I might also mention that governments are not under the same moral rules as individuals. While individuals shouldn’t kill except in the most extreme of circumstances (self-defense when in imminent danger), governments can kill in wars and for capital punishment. We might not approve of capital punishment for various reasons, but I think we have to agree that a major function of government is to keep its citizens safe. Killing is often necessary to keep citizens safe from enemies, foreign and domestic.

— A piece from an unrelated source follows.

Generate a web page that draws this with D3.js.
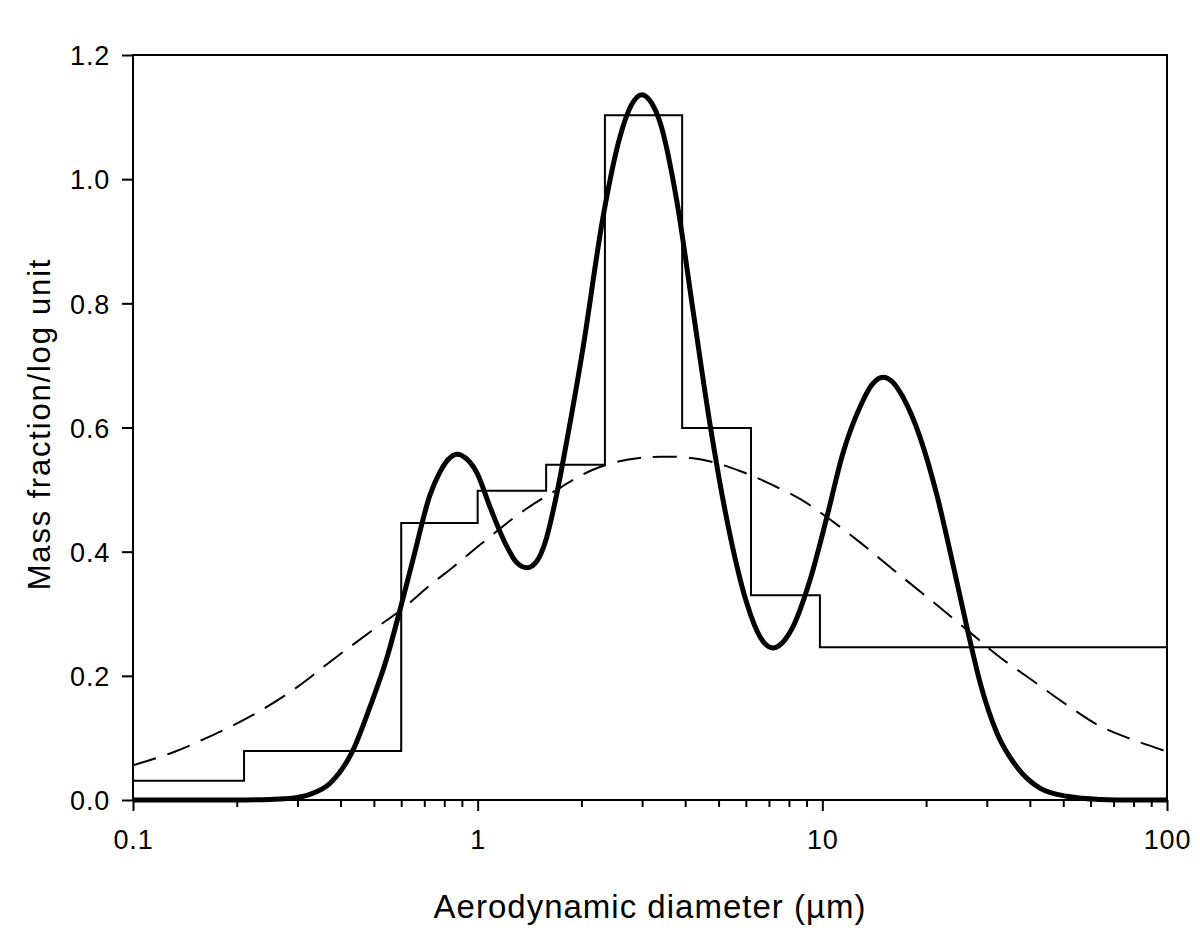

For those who are concerned the U.S. broke the Geneva Convention by our actions, let me say that we are not in a conventional war in which countries pretty much play by the rules. We are engaged with trans-national groups who have no rules and are conducting guerilla warfare, attacking innocent civilians in a campaign of terror. While we can’t stoop to their level, we have to fight them in the most effective way given the type of warfare we’re dealing with. Again, government has the duty to keep its citizens safe by any means possible. I believe it would be irresponsible for our government to put its citizens at increased risk because of the Geneva Convention, fear of our reputation being tarnished, or out of concern for Muslim sensitivities. I know this gets dangerously close to “The ends justify the means” but we are dealing with life and death struggles.